**DATA SHOWN:**
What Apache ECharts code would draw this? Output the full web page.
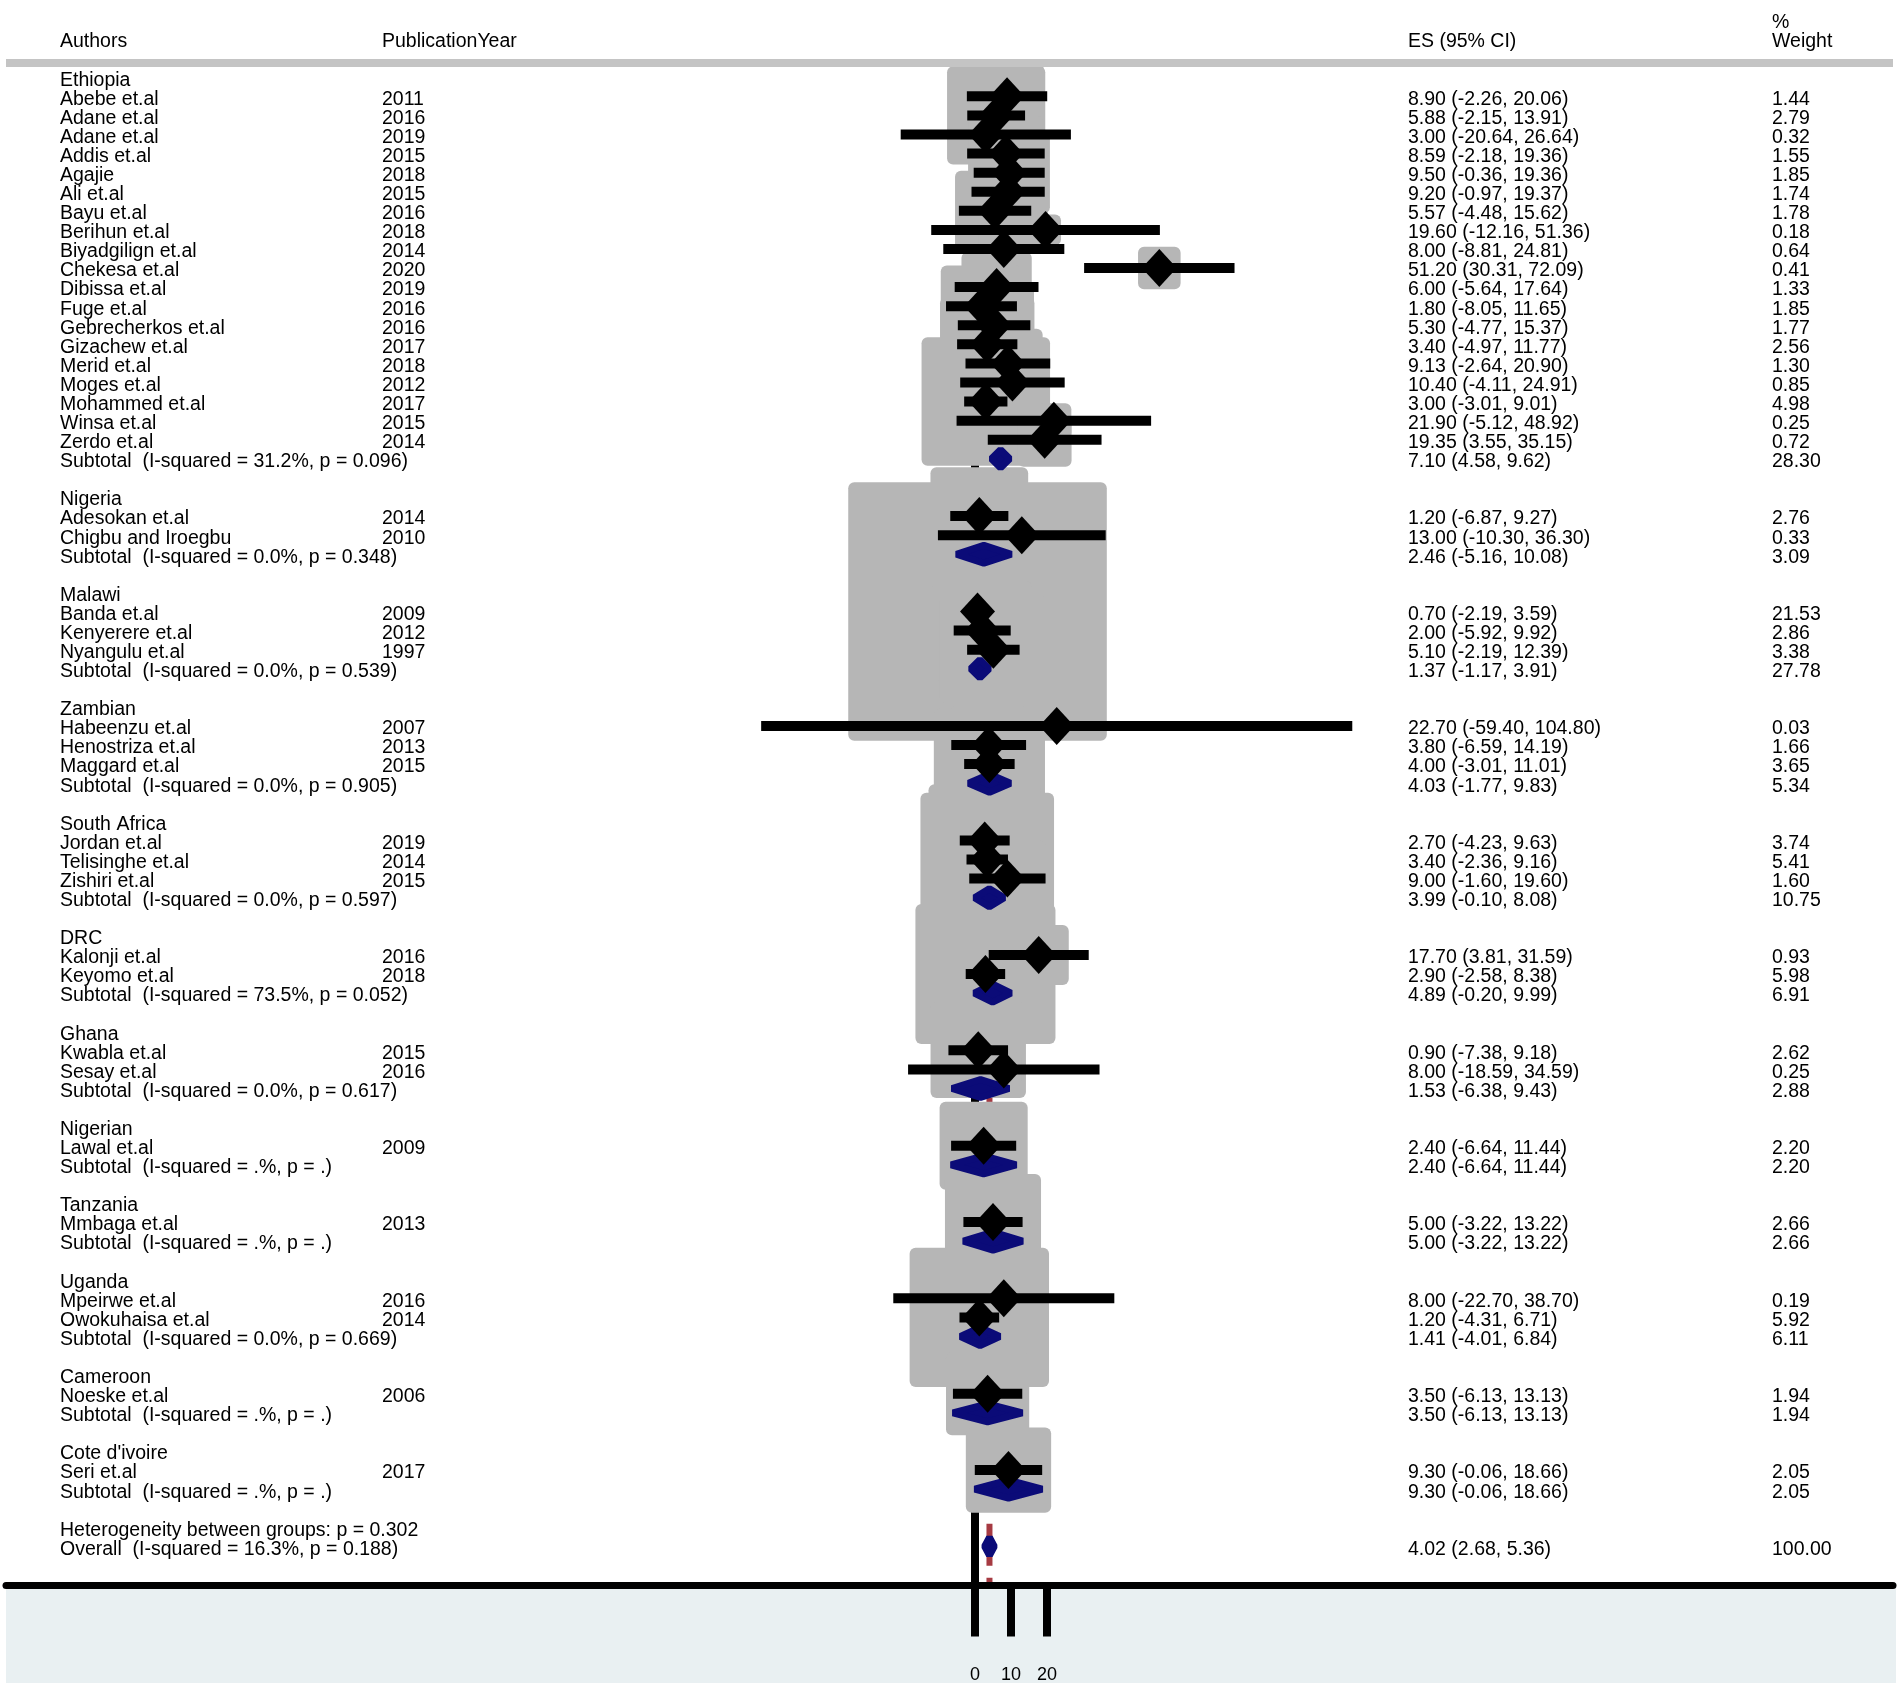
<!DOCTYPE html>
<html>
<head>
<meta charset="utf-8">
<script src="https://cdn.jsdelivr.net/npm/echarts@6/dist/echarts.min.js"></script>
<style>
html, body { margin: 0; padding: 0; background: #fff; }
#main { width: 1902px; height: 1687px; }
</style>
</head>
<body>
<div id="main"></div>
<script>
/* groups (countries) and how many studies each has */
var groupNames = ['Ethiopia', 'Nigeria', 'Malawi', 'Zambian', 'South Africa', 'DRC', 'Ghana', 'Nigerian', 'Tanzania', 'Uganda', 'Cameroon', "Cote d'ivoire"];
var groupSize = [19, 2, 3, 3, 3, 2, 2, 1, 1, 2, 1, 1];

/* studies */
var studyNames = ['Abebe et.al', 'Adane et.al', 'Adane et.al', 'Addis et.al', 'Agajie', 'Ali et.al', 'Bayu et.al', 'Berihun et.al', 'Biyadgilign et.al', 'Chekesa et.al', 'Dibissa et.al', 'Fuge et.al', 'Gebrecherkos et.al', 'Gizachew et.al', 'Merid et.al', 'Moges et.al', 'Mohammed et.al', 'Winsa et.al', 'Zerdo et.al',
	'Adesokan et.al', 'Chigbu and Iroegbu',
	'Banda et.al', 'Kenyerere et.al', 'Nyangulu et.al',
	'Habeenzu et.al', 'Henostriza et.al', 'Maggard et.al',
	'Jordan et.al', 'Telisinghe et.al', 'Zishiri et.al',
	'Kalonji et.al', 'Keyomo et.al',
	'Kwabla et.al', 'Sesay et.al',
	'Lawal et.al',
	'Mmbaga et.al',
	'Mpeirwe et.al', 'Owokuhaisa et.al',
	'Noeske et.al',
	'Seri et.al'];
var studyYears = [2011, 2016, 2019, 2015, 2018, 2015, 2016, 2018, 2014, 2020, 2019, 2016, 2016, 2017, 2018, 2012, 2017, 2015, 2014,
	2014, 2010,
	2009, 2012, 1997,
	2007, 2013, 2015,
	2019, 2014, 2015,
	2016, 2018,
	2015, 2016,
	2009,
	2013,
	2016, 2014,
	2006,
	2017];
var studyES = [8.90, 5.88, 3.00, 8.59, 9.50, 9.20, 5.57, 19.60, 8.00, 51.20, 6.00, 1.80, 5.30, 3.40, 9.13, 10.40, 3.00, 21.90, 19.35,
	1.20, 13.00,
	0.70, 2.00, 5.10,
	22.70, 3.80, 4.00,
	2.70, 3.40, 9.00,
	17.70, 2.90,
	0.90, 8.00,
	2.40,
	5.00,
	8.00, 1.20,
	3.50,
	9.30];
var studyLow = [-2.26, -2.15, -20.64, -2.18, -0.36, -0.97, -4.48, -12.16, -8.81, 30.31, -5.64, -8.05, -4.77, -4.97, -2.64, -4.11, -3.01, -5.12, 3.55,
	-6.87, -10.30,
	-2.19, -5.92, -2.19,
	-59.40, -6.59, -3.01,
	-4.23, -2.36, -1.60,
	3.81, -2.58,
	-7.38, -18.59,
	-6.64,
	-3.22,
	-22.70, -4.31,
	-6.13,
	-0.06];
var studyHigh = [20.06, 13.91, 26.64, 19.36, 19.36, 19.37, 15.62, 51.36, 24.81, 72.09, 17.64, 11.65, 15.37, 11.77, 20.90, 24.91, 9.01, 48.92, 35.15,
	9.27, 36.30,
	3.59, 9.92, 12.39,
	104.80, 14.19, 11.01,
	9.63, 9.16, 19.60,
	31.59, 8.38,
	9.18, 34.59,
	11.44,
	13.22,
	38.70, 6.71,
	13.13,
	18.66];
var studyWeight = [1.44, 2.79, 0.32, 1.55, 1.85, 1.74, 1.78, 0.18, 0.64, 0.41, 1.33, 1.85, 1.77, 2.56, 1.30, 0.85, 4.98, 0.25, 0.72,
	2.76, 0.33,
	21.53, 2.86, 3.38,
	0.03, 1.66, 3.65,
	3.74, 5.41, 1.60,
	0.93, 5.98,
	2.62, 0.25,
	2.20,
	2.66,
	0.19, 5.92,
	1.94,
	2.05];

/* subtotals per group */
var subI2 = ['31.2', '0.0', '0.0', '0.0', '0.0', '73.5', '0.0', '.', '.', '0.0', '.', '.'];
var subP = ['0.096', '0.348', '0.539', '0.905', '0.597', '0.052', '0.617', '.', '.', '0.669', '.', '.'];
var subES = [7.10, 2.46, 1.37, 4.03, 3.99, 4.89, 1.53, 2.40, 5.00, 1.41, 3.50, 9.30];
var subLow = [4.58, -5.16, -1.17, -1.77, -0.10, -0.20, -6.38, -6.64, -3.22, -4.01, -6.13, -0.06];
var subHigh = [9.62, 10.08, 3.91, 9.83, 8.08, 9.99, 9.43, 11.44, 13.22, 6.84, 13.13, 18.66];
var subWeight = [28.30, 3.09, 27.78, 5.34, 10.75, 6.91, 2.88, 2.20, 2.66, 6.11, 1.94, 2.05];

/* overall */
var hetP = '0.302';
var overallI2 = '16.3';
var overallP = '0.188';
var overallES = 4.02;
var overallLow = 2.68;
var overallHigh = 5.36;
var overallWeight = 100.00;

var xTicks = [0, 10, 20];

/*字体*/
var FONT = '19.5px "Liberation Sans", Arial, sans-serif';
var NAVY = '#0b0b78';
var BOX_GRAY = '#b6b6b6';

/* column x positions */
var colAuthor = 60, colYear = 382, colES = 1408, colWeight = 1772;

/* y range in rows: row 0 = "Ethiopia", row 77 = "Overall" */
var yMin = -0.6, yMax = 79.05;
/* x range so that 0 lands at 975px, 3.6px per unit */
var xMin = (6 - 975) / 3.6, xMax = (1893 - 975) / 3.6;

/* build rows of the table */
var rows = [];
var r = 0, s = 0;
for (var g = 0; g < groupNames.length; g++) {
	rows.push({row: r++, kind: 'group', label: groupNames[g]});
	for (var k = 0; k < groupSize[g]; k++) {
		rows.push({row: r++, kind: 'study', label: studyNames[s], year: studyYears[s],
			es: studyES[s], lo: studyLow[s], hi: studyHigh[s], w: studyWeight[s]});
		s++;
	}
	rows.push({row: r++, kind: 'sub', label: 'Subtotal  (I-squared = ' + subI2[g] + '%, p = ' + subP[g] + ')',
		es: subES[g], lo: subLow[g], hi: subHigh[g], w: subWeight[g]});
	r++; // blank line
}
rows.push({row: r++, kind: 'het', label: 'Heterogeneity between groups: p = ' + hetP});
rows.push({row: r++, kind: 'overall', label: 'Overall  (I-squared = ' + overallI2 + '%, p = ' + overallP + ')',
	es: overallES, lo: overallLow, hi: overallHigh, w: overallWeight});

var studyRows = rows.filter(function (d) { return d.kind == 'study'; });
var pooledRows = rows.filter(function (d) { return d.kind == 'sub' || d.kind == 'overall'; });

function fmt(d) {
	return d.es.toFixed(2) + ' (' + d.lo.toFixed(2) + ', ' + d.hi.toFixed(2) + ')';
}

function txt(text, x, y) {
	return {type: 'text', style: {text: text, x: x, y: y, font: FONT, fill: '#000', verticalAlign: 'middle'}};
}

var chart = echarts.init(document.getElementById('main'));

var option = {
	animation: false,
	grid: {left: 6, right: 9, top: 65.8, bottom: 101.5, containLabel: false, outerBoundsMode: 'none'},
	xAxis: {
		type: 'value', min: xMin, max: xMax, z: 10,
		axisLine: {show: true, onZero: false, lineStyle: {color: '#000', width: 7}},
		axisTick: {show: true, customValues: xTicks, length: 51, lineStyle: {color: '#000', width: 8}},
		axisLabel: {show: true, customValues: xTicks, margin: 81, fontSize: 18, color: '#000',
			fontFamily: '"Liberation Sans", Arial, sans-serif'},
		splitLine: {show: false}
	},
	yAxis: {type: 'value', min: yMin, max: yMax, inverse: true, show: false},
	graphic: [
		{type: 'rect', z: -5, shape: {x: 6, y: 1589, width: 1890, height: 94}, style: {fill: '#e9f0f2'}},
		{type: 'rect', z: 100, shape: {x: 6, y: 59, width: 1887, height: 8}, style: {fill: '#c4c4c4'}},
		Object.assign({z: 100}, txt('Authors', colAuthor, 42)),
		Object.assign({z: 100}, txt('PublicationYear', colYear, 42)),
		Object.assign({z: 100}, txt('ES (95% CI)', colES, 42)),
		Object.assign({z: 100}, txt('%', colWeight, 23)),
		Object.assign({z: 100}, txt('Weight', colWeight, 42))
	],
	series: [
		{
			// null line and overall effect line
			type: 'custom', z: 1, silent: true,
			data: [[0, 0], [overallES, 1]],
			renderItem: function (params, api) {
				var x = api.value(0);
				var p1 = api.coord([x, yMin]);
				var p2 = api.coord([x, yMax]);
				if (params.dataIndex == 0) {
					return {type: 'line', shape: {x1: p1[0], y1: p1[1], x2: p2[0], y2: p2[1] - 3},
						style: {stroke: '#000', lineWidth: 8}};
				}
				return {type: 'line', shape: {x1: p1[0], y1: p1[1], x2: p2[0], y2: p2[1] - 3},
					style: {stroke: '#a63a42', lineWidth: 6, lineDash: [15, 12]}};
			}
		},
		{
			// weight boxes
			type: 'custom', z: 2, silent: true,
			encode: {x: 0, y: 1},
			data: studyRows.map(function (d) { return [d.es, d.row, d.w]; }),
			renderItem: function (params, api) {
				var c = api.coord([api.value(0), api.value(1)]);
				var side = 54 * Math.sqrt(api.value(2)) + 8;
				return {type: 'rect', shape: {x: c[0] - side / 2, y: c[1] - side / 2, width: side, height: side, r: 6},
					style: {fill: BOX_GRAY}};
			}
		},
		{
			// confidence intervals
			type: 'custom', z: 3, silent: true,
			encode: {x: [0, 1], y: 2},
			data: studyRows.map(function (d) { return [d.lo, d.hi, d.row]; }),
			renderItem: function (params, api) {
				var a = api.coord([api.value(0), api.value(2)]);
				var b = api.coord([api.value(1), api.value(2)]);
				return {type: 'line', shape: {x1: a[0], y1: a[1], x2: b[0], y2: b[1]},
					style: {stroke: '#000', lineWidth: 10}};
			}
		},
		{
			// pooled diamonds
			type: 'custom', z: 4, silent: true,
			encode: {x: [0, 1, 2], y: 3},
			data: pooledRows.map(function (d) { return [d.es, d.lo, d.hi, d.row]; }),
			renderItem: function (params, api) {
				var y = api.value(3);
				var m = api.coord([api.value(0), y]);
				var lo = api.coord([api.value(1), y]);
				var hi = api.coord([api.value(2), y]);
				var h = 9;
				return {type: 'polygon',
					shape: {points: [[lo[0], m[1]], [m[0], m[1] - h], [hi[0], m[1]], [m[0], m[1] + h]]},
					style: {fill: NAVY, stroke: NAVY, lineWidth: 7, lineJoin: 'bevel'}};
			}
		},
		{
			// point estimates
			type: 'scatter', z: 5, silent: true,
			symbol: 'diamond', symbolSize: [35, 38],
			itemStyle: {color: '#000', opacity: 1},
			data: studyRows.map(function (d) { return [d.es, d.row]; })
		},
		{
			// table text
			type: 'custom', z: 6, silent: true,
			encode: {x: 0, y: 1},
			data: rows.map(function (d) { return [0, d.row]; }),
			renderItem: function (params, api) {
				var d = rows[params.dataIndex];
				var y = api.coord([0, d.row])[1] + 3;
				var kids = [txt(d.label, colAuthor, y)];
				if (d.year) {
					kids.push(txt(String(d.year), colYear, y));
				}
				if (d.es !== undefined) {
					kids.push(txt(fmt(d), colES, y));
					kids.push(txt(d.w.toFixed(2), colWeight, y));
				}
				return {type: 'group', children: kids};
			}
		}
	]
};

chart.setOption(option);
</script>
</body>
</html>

**YOUR INSTRUCTIONS:** Pictures are excluded; extract exactly the lines from the start of the data through the line that holds "1, 1, 2, 1, 1];", both ends included.

**TASK OUTPUT:**
What Apache ECharts code would draw this? Output the full web page.
<!DOCTYPE html>
<html>
<head>
<meta charset="utf-8">
<script src="https://cdn.jsdelivr.net/npm/echarts@6/dist/echarts.min.js"></script>
<style>
html, body { margin: 0; padding: 0; background: #fff; }
#main { width: 1902px; height: 1687px; }
</style>
</head>
<body>
<div id="main"></div>
<script>
/* groups (countries) and how many studies each has */
var groupNames = ['Ethiopia', 'Nigeria', 'Malawi', 'Zambian', 'South Africa', 'DRC', 'Ghana', 'Nigerian', 'Tanzania', 'Uganda', 'Cameroon', "Cote d'ivoire"];
var groupSize = [19, 2, 3, 3, 3, 2, 2, 1, 1, 2, 1, 1];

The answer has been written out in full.